April 12, 1978
The return of warm weather has quickened the pace of economic activity in the Eleventh District, according to the Directors and businessmen interviewed in this month's survey. Spring sales at department stores and auto dealerships are up sharply, and the goods-producing industries show advances following a lackluster performance during the first quarter of the year. There is concern among many respondents, however, that residential construction may weaken as deposit inflows continue to slow at both savings and loan associations and. banks. Much of the current strength in business loan demand is attributed to a growing number of plant acquisitions and business takeovers. Although financial conditions of farmers remain tight, price increases have improved the situation for ranchers and dairymen.
The pace of consumer spending during the first weeks of spring has surpassed the expectations of many retail executives. Department stores reported excellent Easter sales. Some off the sales gains, however, were due to promotional efforts by retailers trying to draw down high inventory levels accumulated during the cold winter months. Many stores now find themselves slightly understocked. Department store executives say that sales are expected to remain strong through the summer. Auto dealers describe recent sales as "exceptional." Domestic and foreign cars of all makes and sizes appear to be selling well, and inventories are generally below desired levels—especially stocks of foreign cars.
Output in the goods-producing industries picked up in mid-March with the return of warm weather. The largest gains are in mining and construction, but only moderate gains are reported by the industries supplying the mining and construction industries. During the winter months, many suppliers did not reduce production levels to match a slackening in new orders. Consequently, manufacturing activity will not rise in step with the recent increase in bookings.
Aided by the trigger price system, domestic steel producers report a growing demand for their products. Some producers are optimistic that trigger pricing will enable them to pass on production cost increases more easily and thus improve their profit margins. Inventories of scrap are below desired levels, and scrap prices are expected to continue to rise. Sand, gravel, and cement plants are allocating output to users because of the strength in construction activity. One respondent believes that residential construction may have reached a peak, but increased nonresidential construction activity is expected to take up any slack that may develop.

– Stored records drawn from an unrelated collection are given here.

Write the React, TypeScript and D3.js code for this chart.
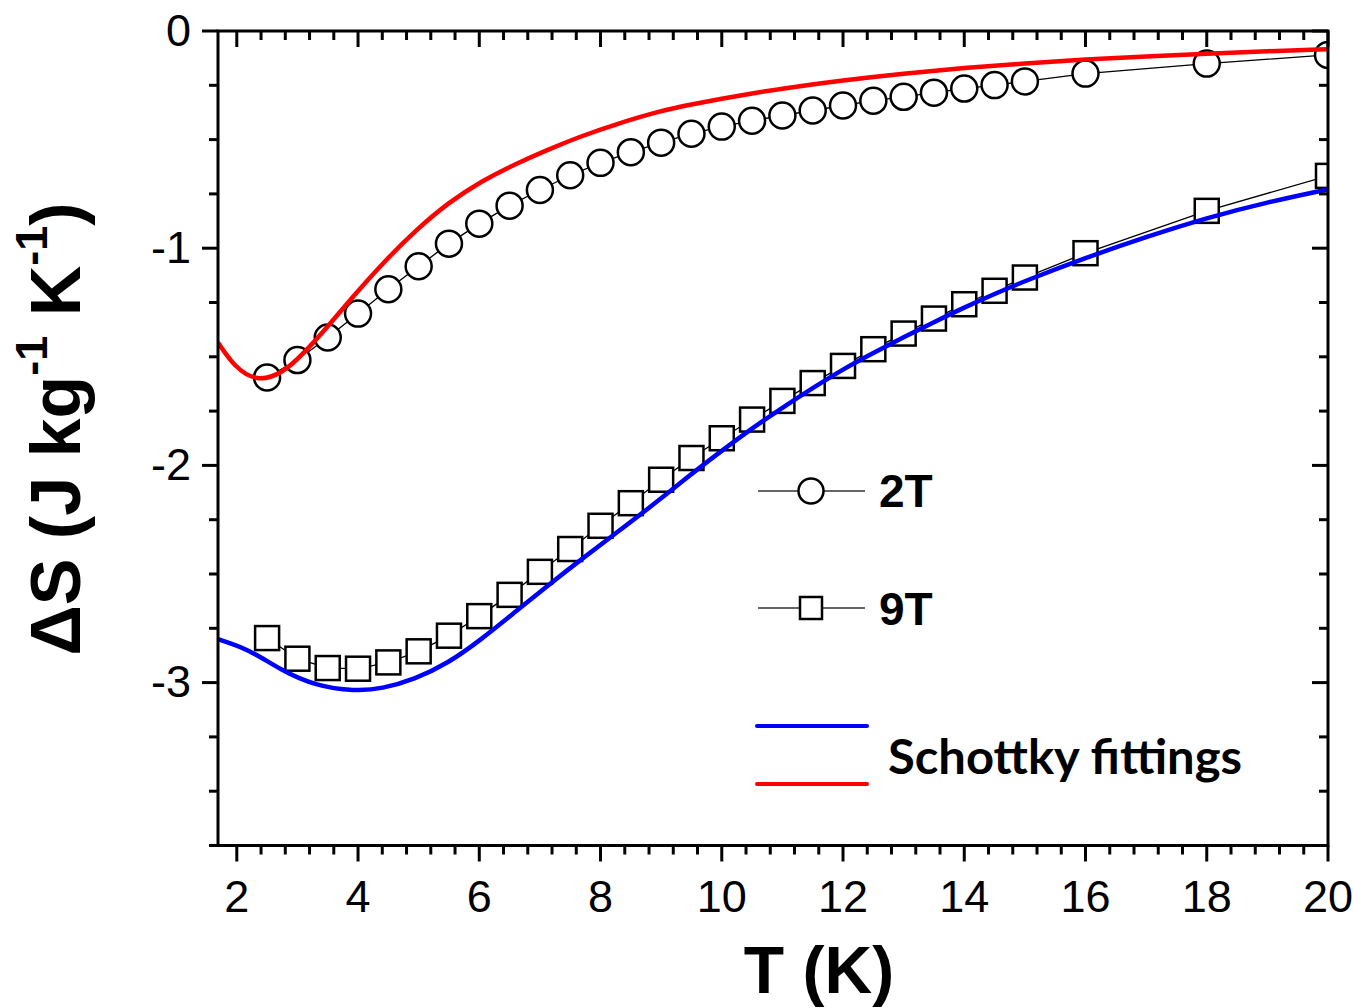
import React from "react";
import * as d3 from "d3";

// ---- data ----
const temps2T = [2.5, 3, 3.5, 4, 4.5, 5, 5.5, 6, 6.5, 7, 7.5, 8, 8.5, 9, 9.5, 10, 10.5, 11, 11.5, 12, 12.5, 13, 13.5, 14, 14.5, 15, 16, 18, 20];
const ds2T = [-1.595, -1.515, -1.411, -1.301, -1.189, -1.083, -0.979, -0.887, -0.804, -0.732, -0.664, -0.607, -0.558, -0.514, -0.473, -0.44, -0.413, -0.389, -0.366, -0.343, -0.321, -0.303, -0.284, -0.265, -0.249, -0.232, -0.196, -0.15, -0.11];

const temps9T = [2.5, 3, 3.5, 4, 4.5, 5, 5.5, 6, 6.5, 7, 7.5, 8, 8.5, 9, 9.5, 10, 10.5, 11, 11.5, 12, 12.5, 13, 13.5, 14, 14.5, 15, 16, 18, 20];
const ds9T = [-2.795, -2.89, -2.933, -2.936, -2.907, -2.856, -2.784, -2.694, -2.596, -2.49, -2.385, -2.278, -2.174, -2.066, -1.966, -1.875, -1.789, -1.703, -1.621, -1.542, -1.465, -1.393, -1.324, -1.258, -1.196, -1.135, -1.023, -0.828, -0.667];

const fitT2T = [1.69, 1.97, 2.33, 2.74, 3.12, 3.51, 3.95, 4.39, 4.94, 5.49, 6.04, 6.59, 7.14, 7.69, 8.24, 9, 9.5, 10, 10.5, 11, 12, 13, 14, 15, 16, 17, 18, 19, 20];
const fitS2T = [-1.434, -1.55, -1.614, -1.58, -1.48, -1.357, -1.212, -1.074, -0.92, -0.79, -0.69, -0.613, -0.545, -0.483, -0.43, -0.367, -0.338, -0.312, -0.287, -0.265, -0.227, -0.196, -0.17, -0.149, -0.131, -0.117, -0.104, -0.093, -0.084];

const fitT9T = [1.69, 2.19, 2.74, 3.29, 3.95, 4.39, 4.94, 5.49, 6.04, 6.59, 7.14, 7.69, 8.24, 8.79, 9.34, 9.89, 10.5, 11, 11.5, 12, 12.5, 13, 13.5, 14, 14.5, 15, 16, 17, 18, 19, 20];
const fitS9T = [-2.8, -2.845, -2.945, -3.014, -3.04, -3.029, -2.984, -2.91, -2.8, -2.675, -2.551, -2.431, -2.315, -2.198, -2.075, -1.955, -1.829, -1.734, -1.644, -1.557, -1.482, -1.41, -1.34, -1.273, -1.21, -1.151, -1.044, -0.948, -0.86, -0.788, -0.729];

const xMajorTicks = [2, 4, 6, 8, 10, 12, 14, 16, 18, 20];
const yMajorTicks = [0, -1, -2, -3];
const legendSeries = ["2T", "9T"];
const fitLabel = "Schottky fittings";
const xTitle = "T (K)";

const W = 1353;
const H = 1008;
const L = 218, R = 1328, T = 31, B = 845.5;

const ARIAL = "'Liberation Sans', Arial, sans-serif";

export default function App() {
  const x = d3.scaleLinear().domain([1.69, 20]).range([L, R]);
  const y = d3.scaleLinear().domain([0, -3.75]).range([T, B]);

  const xMinor = d3.range(2, 20.001, 0.4)
    .map((v) => Math.round(v * 10) / 10)
    .filter((v) => !xMajorTicks.includes(v));
  const yMinor = d3.range(0, -3.7501, -0.25)
    .map((v) => Math.round(v * 100) / 100)
    .filter((v) => !yMajorTicks.includes(v));

  const pts2 = temps2T.map((t, i) => [t, ds2T[i]] as [number, number]);
  const pts9 = temps9T.map((t, i) => [t, ds9T[i]] as [number, number]);
  const fit2 = fitT2T.map((t, i) => [t, fitS2T[i]] as [number, number]);
  const fit9 = fitT9T.map((t, i) => [t, fitS9T[i]] as [number, number]);

  const lin = d3.line<[number, number]>().x((d) => x(d[0])).y((d) => y(d[1]));
  const smooth = d3.line<[number, number]>().x((d) => x(d[0])).y((d) => y(d[1])).curve(d3.curveBasis);

  const sq = 24;

  return (
    <svg width={W} height={H} style={{ position: "absolute", left: 0, top: 0, background: "#fff" }}>
      <defs>
        <clipPath id="plotclip">
          <rect x={L} y={T} width={R - L} height={B - T} />
        </clipPath>
      </defs>

      {/* data */}
      <g clipPath="url(#plotclip)">
        <path d={lin(pts2) || ""} fill="none" stroke="#000" strokeWidth={1.3} />
        <path d={lin(pts9) || ""} fill="none" stroke="#000" strokeWidth={1.3} />
        {pts2.map((d, i) => (
          <circle key={"c" + i} cx={x(d[0])} cy={y(d[1])} r={13} fill="#fff" stroke="#000" strokeWidth={2.5} />
        ))}
        {pts9.map((d, i) => (
          <rect key={"s" + i} x={x(d[0]) - sq / 2} y={y(d[1]) - sq / 2} width={sq} height={sq} fill="#fff" stroke="#000" strokeWidth={2.5} />
        ))}
        <path d={smooth(fit9) || ""} fill="none" stroke="#0000ff" strokeWidth={4.5} />
        <path d={smooth(fit2) || ""} fill="none" stroke="#ff0000" strokeWidth={4.5} />
      </g>

      {/* frame */}
      <rect x={L} y={T} width={R - L} height={B - T} fill="none" stroke="#000" strokeWidth={3} />

      {/* x ticks */}
      {xMajorTicks.map((v) => (
        <g key={"xM" + v}>
          <line x1={x(v)} x2={x(v)} y1={B} y2={B + 16} stroke="#000" strokeWidth={3} />
          <line x1={x(v)} x2={x(v)} y1={T} y2={T + 16} stroke="#000" strokeWidth={3} />
          <text x={x(v)} y={912} textAnchor="middle" fontFamily={ARIAL} fontSize={45}>{v}</text>
        </g>
      ))}
      {xMinor.map((v) => (
        <g key={"xm" + v}>
          <line x1={x(v)} x2={x(v)} y1={B} y2={B + 9} stroke="#000" strokeWidth={3} />
          <line x1={x(v)} x2={x(v)} y1={T} y2={T + 9} stroke="#000" strokeWidth={3} />
        </g>
      ))}

      {/* y ticks */}
      {yMajorTicks.map((v) => (
        <g key={"yM" + v}>
          <line x1={L - 16} x2={L} y1={y(v)} y2={y(v)} stroke="#000" strokeWidth={3} />
          <line x1={R - 16} x2={R} y1={y(v)} y2={y(v)} stroke="#000" strokeWidth={3} />
          <text x={191} y={y(v)} dy="0.33em" textAnchor="end" fontFamily={ARIAL} fontSize={45}>{v === 0 ? "0" : "-" + Math.abs(v)}</text>
        </g>
      ))}
      {yMinor.map((v) => (
        <g key={"ym" + v}>
          <line x1={L - 9} x2={L} y1={y(v)} y2={y(v)} stroke="#000" strokeWidth={3} />
          <line x1={R - 9} x2={R} y1={y(v)} y2={y(v)} stroke="#000" strokeWidth={3} />
        </g>
      ))}

      {/* axis titles */}
      <text x={819} y={993} textAnchor="middle" fontFamily={ARIAL} fontWeight="bold" fontSize={66}>{xTitle}</text>
      <text transform="translate(80,429) rotate(-90)" textAnchor="middle" fontFamily={ARIAL} fontWeight="bold" fontSize={70}>
        ΔS (J kg<tspan dy={-33} fontSize={45}>-1</tspan><tspan dy={33}> K</tspan><tspan dy={-33} fontSize={45}>-1</tspan><tspan dy={33}>)</tspan>
      </text>

      {/* legend */}
      <line x1={758} x2={865} y1={491} y2={491} stroke="#333" strokeWidth={1.5} />
      <circle cx={811} cy={491} r={12.5} fill="#fff" stroke="#000" strokeWidth={2.5} />
      <text x={879} y={507} fontFamily={ARIAL} fontWeight="bold" fontSize={46}>{legendSeries[0]}</text>

      <line x1={758} x2={865} y1={608} y2={608} stroke="#333" strokeWidth={1.5} />
      <rect x={811 - 11} y={608 - 11} width={22} height={22} fill="#fff" stroke="#000" strokeWidth={2.5} />
      <text x={879} y={625} fontFamily={ARIAL} fontWeight="bold" fontSize={46}>{legendSeries[1]}</text>

      <line x1={757} x2={867} y1={726} y2={726} stroke="#0000ff" strokeWidth={4} strokeLinecap="round" />
      <line x1={757} x2={867} y1={784} y2={784} stroke="#ff0000" strokeWidth={4} strokeLinecap="round" />
      <text x={888} y={774} fontFamily="Lato, 'Open Sans', sans-serif" fontWeight="bold" fontSize={47} textLength={354} lengthAdjust="spacingAndGlyphs">{fitLabel}</text>
    </svg>
  );
}
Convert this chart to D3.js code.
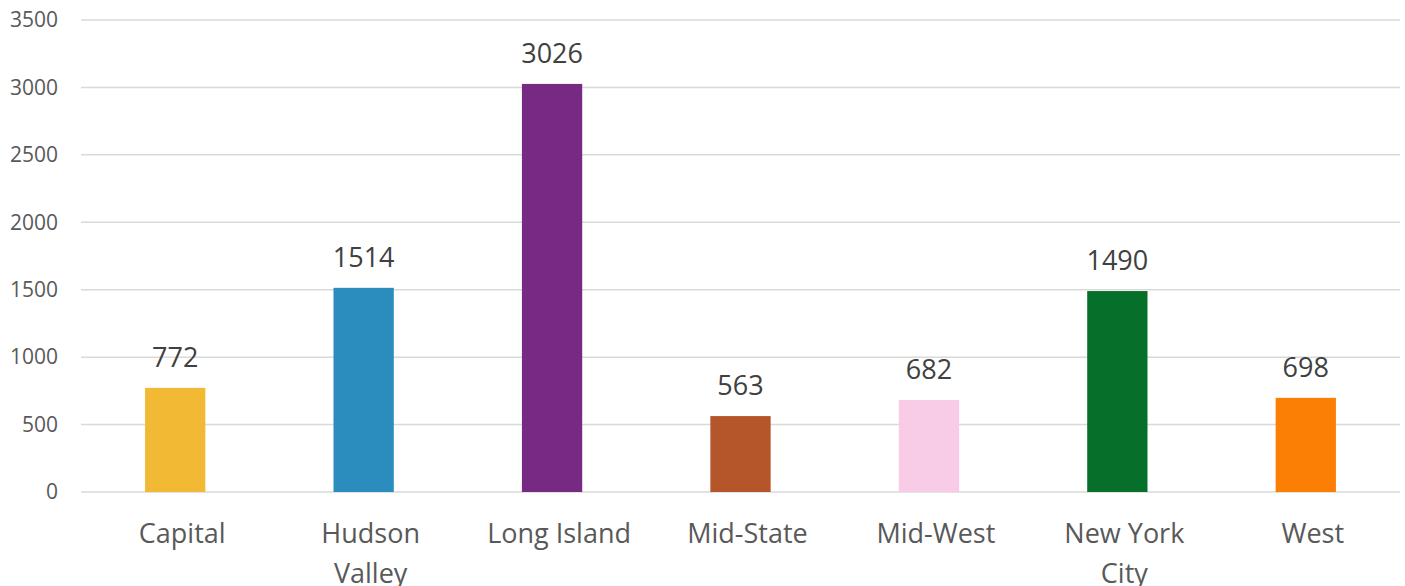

Increased concern over inflation and talk of recession is discouraging some firms from making new plant and equipment expenditures. Oil-related industries and electronics firms continue to account for much of the plant and equipment spending, while many outlays are for pollution control equipment or plant modernization. Investments by oil-related firms are said to account for nearly half of all plant and equipment expenditures in the Houston area.
In nondurable goods manufacturing, the growing popularity of suburban newspapers and regional magazines continues to account for much of the increase in printing and publishing. Petroleum refiners report that the seasonal increase in inventories of gasoline is well along, and many have begun to post price increases in advance of the summer vacation season. Chemical production continues to grow at a moderate pace, but capacity utilization remains slightly below 90 percent at most plants. The apparel industry may be getting a boost if the activity at the early fall market of the Dallas Apparel Mart is an indicator. Buyers report orders are up 10 to 15 percent over last year.
Net savings inflows at District S&Ls are running 50 percent below year earlier levels. S&Ls are expecting a real test this month when a block of "wildcard" certificates matures. Increased advertising of large certificates of deposit is being used to attract funds. The demand for mortgage funds continues to outpace the supply of new funds as rising mortgage rates have slowed demand only slightly, One major S&L recently raised its conventional rate to 9 3/4 percent, but most continue to hold to 9 1/2 percent.
Deposit inflows at banks also continue at a slow pace. Many bankers report demand deposit and savings accounts are declining, while certificates of deposit remain strong. Liquidity remains adequate, and asset growth has not been adversely affected by the slower growth in deposits. Some large banks report increasing their holdings of municipals, and loan growth continues strong, particularly real estate and construction loans. Commercial and industrial loans also continue to grow at a fast pace with much of the growth attributed to a growing number of plant acquisitions and business takeovers.
Financial conditions of Eleventh District farmers remain tight, but higher cattle and milk prices have improved the situation for ranchers and dairymen, according to preliminary findings of our April survey of agribankers. Although the availability of loanable funds at rural banks increased slightly since January, repayments of outstanding loans remain slow, and referrals to nonbank credit agencies continue to edge upward. Several bankers note that because of dry weather and low crop prices more farmers and ranchers are starting the 1976 crop year with a higher volume of carryover loans than has been experienced before.